Given task:
Repeat the listing word for word. No pictures belong in the copy.

Data excerpt:
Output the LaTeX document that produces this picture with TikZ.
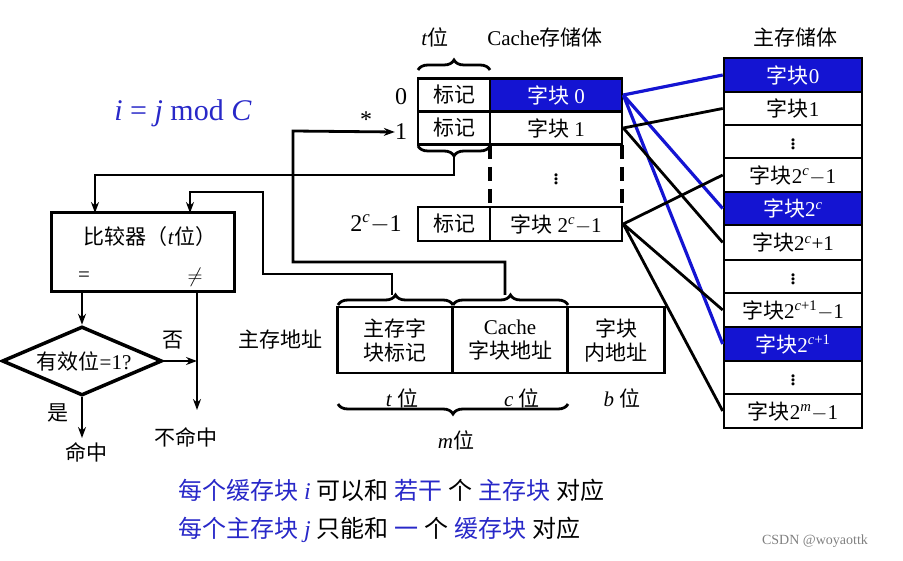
\documentclass[tikz,border=0pt]{standalone}
\usepackage{fontspec}
\setmainfont{Liberation Serif}
\newfontfamily\cjk{Noto Sans CJK SC}
\usetikzlibrary{shapes.geometric,decorations.pathreplacing,arrows.meta}
\definecolor{blk}{RGB}{20,20,210}
\definecolor{btxt}{RGB}{40,40,200}
\newcommand{\zh}[1]{{\cjk #1}}
\newcommand{\vd}{\raisebox{-4pt}{\fontsize{26}{28}\selectfont$\vdots$}}
\tikzset{
  cell/.style={draw, line width=2.6pt, inner sep=0pt, font=\fontsize{21}{24}\selectfont},
  wire/.style={line width=2.8pt},
  arr/.style={wire, -{Stealth[length=11pt,width=8pt]}},
  brc/.style={wire, decorate, decoration={brace, amplitude=10pt}},
  txt/.style={font=\fontsize{21}{24}\selectfont, inner sep=0pt}
}
\begin{document}
\begin{tikzpicture}[x=1pt, y=-1pt]
    \useasboundingbox (0,0) rectangle (903,561);
    % Cache store
    \node[txt] at (435,37) {\textit{t}\zh{位}};
    \node[txt] at (545,37) {Cache\zh{存储体}};
    \node[cell, minimum width=72pt, minimum height=33pt] (tag0) at (454,95) {\zh{标记}};
    \node[cell, fill=blk, text=white, minimum width=132pt, minimum height=33pt] (blk0) at (556,95) {\zh{字块} 0};
    \node[cell, minimum width=72pt, minimum height=33pt] (tag1) at (454,128) {\zh{标记}};
    \node[cell, minimum width=132pt, minimum height=33pt] (blk1) at (556,128) {\zh{字块} 1};
    \node[cell, minimum width=72pt, minimum height=34pt] (tagn) at (454,224) {\zh{标记}};
    \node[cell, minimum width=132pt, minimum height=34pt] (blkn) at (556,224) {\zh{字块} 2\textsuperscript{\textit{c}}$-$1};
    \draw[wire, line width=3.5pt, dash pattern=on 14pt off 8pt] (490,145) -- (490,207) (622,145) -- (622,207);
    \node[txt] at (556,176) {\vd};
    \node[txt, font=\fontsize{24}{26}\selectfont] (r0) at (401,97) {0};
    \node[txt, font=\fontsize{24}{26}\selectfont] (r1) at (401,132) {1};
    \node[txt, font=\fontsize{24}{26}\selectfont] at (376,224) {2\textsuperscript{\textit{c}}$-$1};
    \node[txt, font=\fontsize{24}{26}\selectfont] at (366,120) {*};
    \draw[brc] (418,70) -- (490,70);
    \draw[brc] (490,146) -- (418,146);
    % main memory
    \node[txt] at (795,37) {\zh{主存储体}};
    \foreach \name/\ya/\yb/\lab/\col/\tcol in {
        m0/58/92/{\zh{字块}0}/blk/white, m1/92/125/{\zh{字块}1}/white/black, md1/125/158/{\vd}/white/black,
        mc/158/192/{\zh{字块}2\textsuperscript{\textit{c}}$-$1}/white/black, mC/192/225/{\zh{字块}2\textsuperscript{\textit{c}}}/blk/white,
        mC1/225/260/{\zh{字块}2\textsuperscript{\textit{c}}+1}/white/black, md2/260/293/{\vd}/white/black,
        mD/293/327/{\zh{字块}2\textsuperscript{\textit{c}+1}$-$1}/white/black, mE/327/361/{\zh{字块}2\textsuperscript{\textit{c}+1}}/blk/white,
        md3/361/394/{\vd}/white/black, mm/394/428/{\zh{字块}2\textsuperscript{\textit{m}}$-$1}/white/black}{
        \pgfmathsetmacro{\h}{\yb-\ya}
        \node[cell, fill=\col, text=\tcol, minimum width=138pt, minimum height=\h pt] (\name) at (793,{(\ya+\yb)/2}) {\lab};
    }
    % mapping
    \draw[wire, blk, line width=3.2pt] (blk0.east) -- (m0.west) (blk0.east) -- (mC.west) (blk0.east) -- (mE.west);
    \draw[wire] (blk1.east) -- (m1.west) (blk1.east) -- (mC1.west);
    \draw[wire] (blkn.east) -- (mc.west) (blkn.east) -- (mD.west) (blkn.east) -- (mm.west);
    % address
    \node[txt] at (280,340) {\zh{主存地址}};
    \node[cell, minimum width=115pt, minimum height=66pt, align=center] (at) at (395,340) {\zh{主存字}\\\zh{块标记}};
    \node[cell, minimum width=115pt, minimum height=66pt, align=center] (ac) at (510,340) {Cache\\\zh{字块地址}};
    \node[cell, minimum width=97pt, minimum height=66pt, align=center] (ab) at (616,340) {\zh{字块}\\\zh{内地址}};
    \draw[brc] (338,305) -- (453,305);
    \draw[brc] (453,305) -- (568,305);
    \draw[brc] (568,404) -- (338,404);
    \node[txt] at (402,398) {\textit{t} \zh{位}};
    \node[txt] at (522,398) {\textit{c} \zh{位}};
    \node[txt] at (622,398) {\textit{b} \zh{位}};
    \node[txt] at (456,440) {\textit{m}\zh{位}};
    % comparator
    \node[cell, line width=3.5pt, minimum width=183pt, minimum height=79pt] (cmp) at (143,252) {};
    \node[txt] at (150,237) {\zh{比较器（}\textit{t}\zh{位）}};
    \node[txt] at (84,277) {=};
    \node[txt] at (195,277) {$\neq$};
    \node[cell, line width=3.5pt, diamond, aspect=2.3, minimum width=160pt, minimum height=69pt] (val) at (82,361) {};
    \node[txt] at (84,361) {\zh{有效位}=1?};
    \coordinate (hit) at (82,438);
    \coordinate (miss) at (197,410);
    \draw[arr] (82,292) -- (val.north);
    \draw[arr] (val.south) -- (hit);
    \draw[arr] (val.east) -- (197,361);
    \draw[arr] (197,292) -- (miss);
    \node[txt] at (173,340) {\zh{否}};
    \node[txt] at (58,413) {\zh{是}};
    \node[txt] at (86,452) {\zh{命中}};
    \node[txt] at (186,437) {\zh{不命中}};
    % wires to comparator and cache
    \draw[arr] (454,157) -- (454,175) -- (95,175) -- (95,213);
    \draw[arr] (392,295) -- (392,274) -- (263,274) -- (263,192) -- (190,192) -- (190,213);
    \draw[arr] (505,295) -- (505,262) -- (293,262) -- (293,131) -- (r1.west);
    % notes
    \node[txt, text=btxt, font=\fontsize{30}{32}\selectfont] at (183,113) {\textit{i} = \textit{j} mod \textit{C}};
    \node[txt, anchor=west, font=\fontsize{24}{28}\selectfont] at (178,490)
      {\textcolor{btxt}{\zh{每个缓存块} \textit{i}} \zh{可以和} \textcolor{btxt}{\zh{若干}} \zh{个} \textcolor{btxt}{\zh{主存块}} \zh{对应}};
    \node[txt, anchor=west, font=\fontsize{24}{28}\selectfont] at (178,530)
      {\textcolor{btxt}{\zh{每个主存块} \textit{j}} \zh{只能和} \textcolor{btxt}{\zh{一}} \zh{个} \textcolor{btxt}{\zh{缓存块}} \zh{对应}};
    \node[txt, text=gray, font=\fontsize{14}{16}\selectfont] at (815,541) {CSDN @woyaottk};
\end{tikzpicture}
\end{document}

The reply:
Output the LaTeX document that produces this picture with TikZ.
\documentclass[tikz,border=0pt]{standalone}
\usepackage{fontspec}
\setmainfont{Liberation Serif}
\newfontfamily\cjk{Noto Sans CJK SC}
\usetikzlibrary{shapes.geometric,decorations.pathreplacing,arrows.meta}
\definecolor{blk}{RGB}{20,20,210}
\definecolor{btxt}{RGB}{40,40,200}
\newcommand{\zh}[1]{{\cjk #1}}
\newcommand{\vd}{\raisebox{-4pt}{\fontsize{26}{28}\selectfont$\vdots$}}
\tikzset{
  cell/.style={draw, line width=2.6pt, inner sep=0pt, font=\fontsize{21}{24}\selectfont},
  wire/.style={line width=2.8pt},
  arr/.style={wire, -{Stealth[length=11pt,width=8pt]}},
  brc/.style={wire, decorate, decoration={brace, amplitude=10pt}},
  txt/.style={font=\fontsize{21}{24}\selectfont, inner sep=0pt}
}
\begin{document}
\begin{tikzpicture}[x=1pt, y=-1pt]
    \useasboundingbox (0,0) rectangle (903,561);
    % Cache store
    \node[txt] at (435,37) {\textit{t}\zh{位}};
    \node[txt] at (545,37) {Cache\zh{存储体}};
    \node[cell, minimum width=72pt, minimum height=33pt] (tag0) at (454,95) {\zh{标记}};
    \node[cell, fill=blk, text=white, minimum width=132pt, minimum height=33pt] (blk0) at (556,95) {\zh{字块} 0};
    \node[cell, minimum width=72pt, minimum height=33pt] (tag1) at (454,128) {\zh{标记}};
    \node[cell, minimum width=132pt, minimum height=33pt] (blk1) at (556,128) {\zh{字块} 1};
    \node[cell, minimum width=72pt, minimum height=34pt] (tagn) at (454,224) {\zh{标记}};
    \node[cell, minimum width=132pt, minimum height=34pt] (blkn) at (556,224) {\zh{字块} 2\textsuperscript{\textit{c}}$-$1};
    \draw[wire, line width=3.5pt, dash pattern=on 14pt off 8pt] (490,145) -- (490,207) (622,145) -- (622,207);
    \node[txt] at (556,176) {\vd};
    \node[txt, font=\fontsize{24}{26}\selectfont] (r0) at (401,97) {0};
    \node[txt, font=\fontsize{24}{26}\selectfont] (r1) at (401,132) {1};
    \node[txt, font=\fontsize{24}{26}\selectfont] at (376,224) {2\textsuperscript{\textit{c}}$-$1};
    \node[txt, font=\fontsize{24}{26}\selectfont] at (366,120) {*};
    \draw[brc] (418,70) -- (490,70);
    \draw[brc] (490,146) -- (418,146);
    % main memory
    \node[txt] at (795,37) {\zh{主存储体}};
    \foreach \name/\ya/\yb/\lab/\col/\tcol in {
        m0/58/92/{\zh{字块}0}/blk/white, m1/92/125/{\zh{字块}1}/white/black, md1/125/158/{\vd}/white/black,
        mc/158/192/{\zh{字块}2\textsuperscript{\textit{c}}$-$1}/white/black, mC/192/225/{\zh{字块}2\textsuperscript{\textit{c}}}/blk/white,
        mC1/225/260/{\zh{字块}2\textsuperscript{\textit{c}}+1}/white/black, md2/260/293/{\vd}/white/black,
        mD/293/327/{\zh{字块}2\textsuperscript{\textit{c}+1}$-$1}/white/black, mE/327/361/{\zh{字块}2\textsuperscript{\textit{c}+1}}/blk/white,
        md3/361/394/{\vd}/white/black, mm/394/428/{\zh{字块}2\textsuperscript{\textit{m}}$-$1}/white/black}{
        \pgfmathsetmacro{\h}{\yb-\ya}
        \node[cell, fill=\col, text=\tcol, minimum width=138pt, minimum height=\h pt] (\name) at (793,{(\ya+\yb)/2}) {\lab};
    }
    % mapping
    \draw[wire, blk, line width=3.2pt] (blk0.east) -- (m0.west) (blk0.east) -- (mC.west) (blk0.east) -- (mE.west);
    \draw[wire] (blk1.east) -- (m1.west) (blk1.east) -- (mC1.west);
    \draw[wire] (blkn.east) -- (mc.west) (blkn.east) -- (mD.west) (blkn.east) -- (mm.west);
    % address
    \node[txt] at (280,340) {\zh{主存地址}};
    \node[cell, minimum width=115pt, minimum height=66pt, align=center] (at) at (395,340) {\zh{主存字}\\\zh{块标记}};
    \node[cell, minimum width=115pt, minimum height=66pt, align=center] (ac) at (510,340) {Cache\\\zh{字块地址}};
    \node[cell, minimum width=97pt, minimum height=66pt, align=center] (ab) at (616,340) {\zh{字块}\\\zh{内地址}};
    \draw[brc] (338,305) -- (453,305);
    \draw[brc] (453,305) -- (568,305);
    \draw[brc] (568,404) -- (338,404);
    \node[txt] at (402,398) {\textit{t} \zh{位}};
    \node[txt] at (522,398) {\textit{c} \zh{位}};
    \node[txt] at (622,398) {\textit{b} \zh{位}};
    \node[txt] at (456,440) {\textit{m}\zh{位}};
    % comparator
    \node[cell, line width=3.5pt, minimum width=183pt, minimum height=79pt] (cmp) at (143,252) {};
    \node[txt] at (150,237) {\zh{比较器（}\textit{t}\zh{位）}};
    \node[txt] at (84,277) {=};
    \node[txt] at (195,277) {$\neq$};
    \node[cell, line width=3.5pt, diamond, aspect=2.3, minimum width=160pt, minimum height=69pt] (val) at (82,361) {};
    \node[txt] at (84,361) {\zh{有效位}=1?};
    \coordinate (hit) at (82,438);
    \coordinate (miss) at (197,410);
    \draw[arr] (82,292) -- (val.north);
    \draw[arr] (val.south) -- (hit);
    \draw[arr] (val.east) -- (197,361);
    \draw[arr] (197,292) -- (miss);
    \node[txt] at (173,340) {\zh{否}};
    \node[txt] at (58,413) {\zh{是}};
    \node[txt] at (86,452) {\zh{命中}};
    \node[txt] at (186,437) {\zh{不命中}};
    % wires to comparator and cache
    \draw[arr] (454,157) -- (454,175) -- (95,175) -- (95,213);
    \draw[arr] (392,295) -- (392,274) -- (263,274) -- (263,192) -- (190,192) -- (190,213);
    \draw[arr] (505,295) -- (505,262) -- (293,262) -- (293,131) -- (r1.west);
    % notes
    \node[txt, text=btxt, font=\fontsize{30}{32}\selectfont] at (183,113) {\textit{i} = \textit{j} mod \textit{C}};
    \node[txt, anchor=west, font=\fontsize{24}{28}\selectfont] at (178,490)
      {\textcolor{btxt}{\zh{每个缓存块} \textit{i}} \zh{可以和} \textcolor{btxt}{\zh{若干}} \zh{个} \textcolor{btxt}{\zh{主存块}} \zh{对应}};
    \node[txt, anchor=west, font=\fontsize{24}{28}\selectfont] at (178,530)
      {\textcolor{btxt}{\zh{每个主存块} \textit{j}} \zh{只能和} \textcolor{btxt}{\zh{一}} \zh{个} \textcolor{btxt}{\zh{缓存块}} \zh{对应}};
    \node[txt, text=gray, font=\fontsize{14}{16}\selectfont] at (815,541) {CSDN @woyaottk};
\end{tikzpicture}
\end{document}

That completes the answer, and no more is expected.